- **Exercise requirements**: Take every line from the first down to the line with "y_ticks = [-10.0, -8.0, -6.0, -4.0, -2.0, 0.0, 2.0, 4.0, 6.0]" and set it down exactly, without the pictures.

┌──

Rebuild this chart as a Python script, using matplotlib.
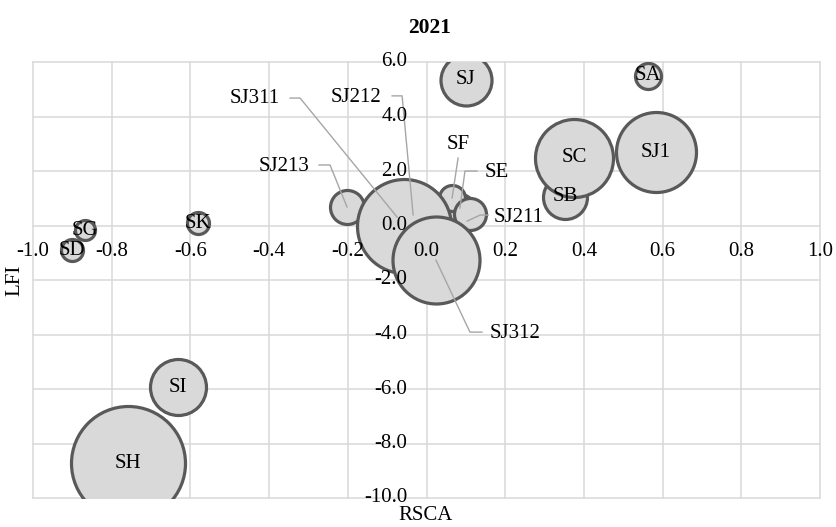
import numpy as np
import matplotlib.pyplot as plt

plt.rcParams["font.family"] = ["Liberation Serif", "DejaVu Serif"]

# ---- data ----
names = ["SA", "SB", "SC", "SD", "SE", "SF", "SG", "SH", "SI", "SJ", "SK",
         "SJ1", "SJ211", "SJ212", "SJ213", "SJ311", "SJ312"]
rsca = [0.563, 0.352, 0.375, -0.901, 0.085, 0.065, -0.868, -0.759, -0.632,
        0.100, -0.581, 0.583, 0.111, -0.034, -0.202, -0.057, 0.024]
lfi = [5.49, 1.05, 2.48, -0.90, 0.64, 1.01, -0.17, -8.72, -5.93,
       5.35, 0.09, 2.69, 0.42, 0.39, 0.68, -0.02, -1.27]
bubble_size = [169, 484, 1521, 121, 196, 169, 100, 3249, 784,
               650, 121, 1600, 256, 100, 289, 2209, 1892]

x_ticks = [-1.0, -0.8, -0.6, -0.4, -0.2, 0.0, 0.2, 0.4, 0.6, 0.8, 1.0]
y_ticks = [-10.0, -8.0, -6.0, -4.0, -2.0, 0.0, 2.0, 4.0, 6.0]

# label placement for the crowded ones (pixel offsets from bubble centre, y down)
# text offset, leader path (start, elbow, end)
callouts = {
    "SJ311": ((-149, -128), [(-114, -128), (-104, -128), (-7, -9)]),
    "SJ212": ((-57, -117), [(-21, -119), (-11, -119), (0, 0)]),
    "SJ213": ((-63, -40), [(-28, -42), (-17, -42), (0, 0)]),
    "SF": ((6, -53), [(6, -40), (0, 0)]),
    "SE": ((37, -36), [(17, -37), (5, -37), (0, 0)]),
    "SJ211": ((48, 3), [(18, 1), (10, 1), (-3, 7)]),
    "SJ312": ((79, 73), [(46, 72), (34, 72), (0, 0)]),
}

grid_c = "#d9d9d9"
fs = 15

fig = plt.figure(figsize=(8.37, 5.27), dpi=100)
ax = fig.add_axes([33 / 837, 29 / 527, 787 / 837, 436 / 527])
ax.set_xlim(-1.0, 1.0)
ax.set_ylim(-10.0, 6.0)
for s in ax.spines.values():
    s.set_visible(False)
ax.set_xticks([])
ax.set_yticks([])

# gridlines (Excel style, axes cross at 0)
for xv in x_ticks:
    ax.axvline(xv, color=grid_c, lw=1.1, zorder=0, clip_on=False)
for yv in y_ticks:
    ax.axhline(yv, color=grid_c, lw=1.1, zorder=0, clip_on=False)

# tick labels next to the zero axes
for xv in x_ticks:
    ax.annotate(f"{xv:.1f}", xy=(xv, 0), xytext=(0, -26), textcoords="offset pixels",
                ha="center", va="center", fontsize=fs, zorder=10)
for yv in y_ticks:
    ax.annotate(f"{yv:.1f}", xy=(0, yv), xytext=(-19, 0), textcoords="offset pixels",
                ha="right", va="center", fontsize=fs, zorder=10)

# bubbles, in series order so later ones sit on top (clipped to plot area)
px2 = (2 * 0.72) ** 2
for i, (nm, xv, yv, sz) in enumerate(zip(names, rsca, lfi, bubble_size)):
    ax.scatter([xv], [yv], s=sz * px2, facecolor="#d9d9d9", edgecolor="#595959",
               linewidth=2.3, zorder=2 + i * 0.01, clip_on=True)

fig.canvas.draw()
to_data = ax.transData.inverted()

for nm, xv, yv in zip(names, rsca, lfi):
    if nm in callouts:
        (tdx, tdy), path = callouts[nm]
        base = ax.transData.transform((xv, yv))
        pts = np.array([base + np.array([dx, -dy]) for dx, dy in path])
        pts = to_data.transform(pts)
        ax.plot(pts[:, 0], pts[:, 1], color="#a6a6a6", lw=1.0, zorder=8, clip_on=False)
        ax.annotate(nm, xy=(xv, yv), xytext=(tdx, -tdy), textcoords="offset pixels",
                    ha="center", va="center", fontsize=fs, zorder=11)
    else:
        ax.text(xv, yv, nm, ha="center", va="center", fontsize=fs, zorder=11)

fig.text(430 / 837, 1 - 28 / 527, "2021", ha="center", va="center",
         fontsize=15.5, fontweight="bold")
fig.text(426 / 837, 1 - 515 / 527, "RSCA", ha="center", va="center", fontsize=fs)
fig.text(15 / 837, 1 - 280 / 527, "LFI", ha="center", va="center", fontsize=fs,
         rotation=90)

fig.savefig("out.png", dpi=100)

└──

- **Finished exercise**:
Rebuild this chart as a Python script, using matplotlib.
import numpy as np
import matplotlib.pyplot as plt

plt.rcParams["font.family"] = ["Liberation Serif", "DejaVu Serif"]

# ---- data ----
names = ["SA", "SB", "SC", "SD", "SE", "SF", "SG", "SH", "SI", "SJ", "SK",
         "SJ1", "SJ211", "SJ212", "SJ213", "SJ311", "SJ312"]
rsca = [0.563, 0.352, 0.375, -0.901, 0.085, 0.065, -0.868, -0.759, -0.632,
        0.100, -0.581, 0.583, 0.111, -0.034, -0.202, -0.057, 0.024]
lfi = [5.49, 1.05, 2.48, -0.90, 0.64, 1.01, -0.17, -8.72, -5.93,
       5.35, 0.09, 2.69, 0.42, 0.39, 0.68, -0.02, -1.27]
bubble_size = [169, 484, 1521, 121, 196, 169, 100, 3249, 784,
               650, 121, 1600, 256, 100, 289, 2209, 1892]

x_ticks = [-1.0, -0.8, -0.6, -0.4, -0.2, 0.0, 0.2, 0.4, 0.6, 0.8, 1.0]
y_ticks = [-10.0, -8.0, -6.0, -4.0, -2.0, 0.0, 2.0, 4.0, 6.0]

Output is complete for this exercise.